Let $F=\mathbb{Z}/3\mathbb{Z}$, $h(x)=x^4+x^3-1$, $R = F[x]/(h(x)^3)$.
I know $R$ has $4$ ideals and $1$ maximal ideal. Let $M$ be the maximal ideal $(h(x))/(h(x)^3)$
I need to find the number of invertible elements of $R$ and in order to do so I need the number of elements in $M$. I think this number is $3^8$ since we must have (I'm not sure about that):
$|R| = |R/M||M|$ ($R/M$ is the quotient additive group)
$|R|$ = $\mathrm{3}^{12}$
$|R/M| = |F[x]/(h(x))| = 3^4$ (is that so?)
Then:
$\mathrm{3}^{12} = 3^4 \cdot |M|$ so $|M| = 3^8$
But according to the solution of the exercice, $|M| = 3^9$. Where did I go wrong?
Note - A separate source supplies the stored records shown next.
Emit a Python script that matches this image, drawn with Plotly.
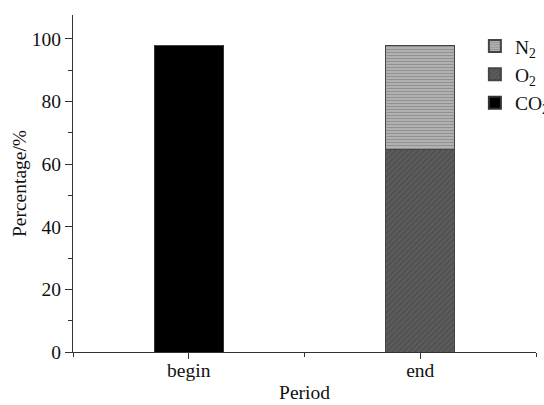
import plotly.graph_objects as go

periods = ["begin", "end"]
period_pos = [0, 1]
co2 = [98, 0]
o2 = [0, 64.5]
n2 = [0, 33.5]

FONT = "Liberation Serif, Times New Roman, serif"
FS = 19.5
AX = "#333333"

fig = go.Figure()
fig.add_trace(go.Bar(
    x=period_pos, y=co2, name="CO<sub>2</sub>", width=0.3,
    marker=dict(color="#000000", line=dict(color="#333333", width=1)),
))
fig.add_trace(go.Bar(
    x=period_pos, y=o2, name="O<sub>2</sub>", width=0.3,
    marker=dict(color="#5a5a5a", line=dict(color="#444444", width=1),
                pattern=dict(shape="/", bgcolor="#5c5c5c", fgcolor="#3a3a3a",
                             size=4, solidity=0.3, fillmode="overlay")),
))
fig.add_trace(go.Bar(
    x=period_pos, y=n2, name="N<sub>2</sub>", width=0.3,
    marker=dict(color="#a8a8a8", line=dict(color="#444444", width=1),
                pattern=dict(shape="-", bgcolor="#b4b4b4", fgcolor="#707070",
                             size=3, solidity=0.4, fillmode="overlay")),
))

fig.update_layout(
    width=544, height=405,
    barmode="stack",
    paper_bgcolor="white", plot_bgcolor="white",
    margin=dict(l=73, r=8, t=15, b=53, autoexpand=False),
    font=dict(family=FONT, size=FS, color="#111111"),
    showlegend=True,
    legend=dict(x=0.868, y=0.965, xanchor="left", yanchor="top",
                traceorder="reversed", bgcolor="rgba(0,0,0,0)",
                font=dict(family=FONT, size=FS), itemsizing="constant",
                tracegroupgap=0),
    xaxis=dict(
        range=[-0.5, 1.5], tickvals=period_pos, ticktext=periods,
        showline=True, linecolor=AX, linewidth=1, mirror=False, automargin=False,
        ticks="outside", ticklen=6, tickcolor=AX, showgrid=False, zeroline=False,
        ticklabelstandoff=-5,
        minor=dict(tickvals=[-0.5, 0.5, 1.5], ticks="outside", ticklen=4, tickcolor=AX),
        title=dict(text="Period", font=dict(family=FONT, size=FS), standoff=4),
        tickfont=dict(family=FONT, size=FS),
    ),
    yaxis=dict(
        range=[0, 107.6], tickvals=[0, 20, 40, 60, 80, 100],
        showline=True, linecolor=AX, linewidth=1, automargin=False,
        ticks="outside", ticklen=7, tickcolor=AX, showgrid=False, zeroline=False,
        minor=dict(dtick=10, ticks="outside", ticklen=4, tickcolor=AX),
        title=dict(text="Percentage/%", font=dict(family=FONT, size=FS), standoff=0),
        tickfont=dict(family=FONT, size=FS),
    ),
)

fig.write_html(
    "out.html",
    config={"displayModeBar": False},
    post_script="document.body.style.margin='0';document.body.style.padding='0';",
)
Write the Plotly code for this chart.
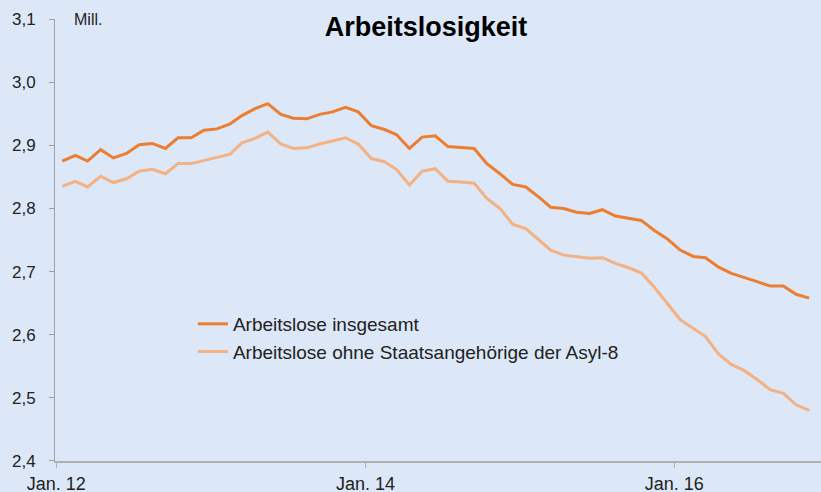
import pandas as pd
import plotly.graph_objects as go

# monthly data, Jan 2012 - Nov 2016 (million persons)
months = pd.date_range("2012-01-01", periods=59, freq="MS") + pd.Timedelta(days=14)

insgesamt = [
    2.875, 2.884, 2.875, 2.893, 2.880, 2.887, 2.901, 2.903, 2.895, 2.912,
    2.912, 2.924, 2.926, 2.934, 2.947, 2.958, 2.966, 2.949, 2.943, 2.942,
    2.949, 2.953, 2.960, 2.953, 2.931, 2.925, 2.917, 2.895, 2.913, 2.915,
    2.898, 2.896, 2.895, 2.871, 2.855, 2.838, 2.834, 2.818, 2.802, 2.800,
    2.794, 2.792, 2.798, 2.788, 2.784, 2.781, 2.765, 2.752, 2.734, 2.724,
    2.722, 2.707, 2.697, 2.691, 2.684, 2.677, 2.677, 2.664, 2.658,
]

ohne_asyl8 = [
    2.835, 2.843, 2.834, 2.851, 2.841, 2.847, 2.859, 2.862, 2.855, 2.871,
    2.871, 2.876, 2.881, 2.886, 2.904, 2.911, 2.921, 2.902, 2.895, 2.896,
    2.902, 2.907, 2.912, 2.902, 2.879, 2.874, 2.862, 2.837, 2.859, 2.863,
    2.843, 2.842, 2.840, 2.816, 2.800, 2.775, 2.768, 2.750, 2.734, 2.726,
    2.723, 2.721, 2.722, 2.713, 2.706, 2.698, 2.675, 2.650, 2.624, 2.610,
    2.597, 2.569, 2.553, 2.543, 2.529, 2.513, 2.507, 2.489, 2.480,
]

series_names = ["Arbeitslose insgesamt", "Arbeitslose ohne Staatsangehörige der Asyl-8"]
tick_dates = ["2012-01-01", "2014-01-01", "2016-01-01"]
tick_labels = ["Jan. 12", "Jan. 14", "Jan. 16"]
y_ticks = [2.4, 2.5, 2.6, 2.7, 2.8, 2.9, 3.0, 3.1]

BG = "#dce8f7"
FONT = "Liberation Sans, Arial, sans-serif"

fig = go.Figure()
fig.add_trace(go.Scatter(x=months, y=insgesamt, mode="lines", name=series_names[0],
                         line=dict(color="#ED7D31", width=3)))
fig.add_trace(go.Scatter(x=months, y=ohne_asyl8, mode="lines", name=series_names[1],
                         line=dict(color="#F4B183", width=3)))

fig.update_layout(
    width=821, height=492,
    paper_bgcolor=BG, plot_bgcolor=BG,
    margin=dict(l=55, r=0, t=19, b=31, autoexpand=False),
    separators=",.",
    font=dict(family=FONT, color="#222222"),
    title=dict(text="<b>Arbeitslosigkeit</b>", x=0.519, xanchor="center",
               y=1 - 27 / 492, yanchor="middle", xref="container", yref="container",
               font=dict(size=27, color="#000000", family=FONT)),
    showlegend=True,
    legend=dict(x=0.18, y=0.353, xanchor="left", yanchor="top",
                bgcolor="rgba(0,0,0,0)", font=dict(size=19, color="#222222"),
                itemwidth=30),
    xaxis=dict(
        range=["2011-12-29", "2016-12-13"],
        tickvals=tick_dates, ticktext=tick_labels,
        showgrid=False, zeroline=False, automargin=False,
        showline=True, linecolor="#b0b0b0", linewidth=2,
        ticks="outside", ticklen=5, tickcolor="#b0b0b0", tickwidth=1,
        tickfont=dict(size=18, color="#222222"),
        ticklabelstandoff=0,
    ),
    yaxis=dict(
        range=[2.3999, 3.1001],
        tickvals=y_ticks, tickformat=".1f",
        showgrid=False, zeroline=False, automargin=False,
        showline=True, linecolor="#a0a0a0", linewidth=1,
        ticks="outside", ticklen=5, tickcolor="#a0a0a0", tickwidth=1,
        tickfont=dict(size=17, color="#222222"),
        ticklabelstandoff=10,
    ),
)

fig.add_annotation(text="Mill.", x=(72 - 55) / 766, y=1.0, xref="paper", yref="paper",
                   showarrow=False, xanchor="left", yanchor="middle",
                   font=dict(size=16, color="#222222"))

fig.write_html(
    "out.html",
    config={"displayModeBar": False},
    post_script="document.body.style.margin='0';document.body.style.padding='0';"
                "document.body.style.background='" + BG + "';",
)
Your procedure is entirely valid; you can verify that $|R/M|=3^4$ by simply noting that $R/M$ is a vector space over $F$ with basis $\{1,x,x^2,x^3\}$. In fact, whatever argument you use to prove that $|R|=3^{12}$ undoubtedly also proves that $|R/M|=3^4$. Indeed it follows that $|M|=3^8$, and the solution given to you is wrong.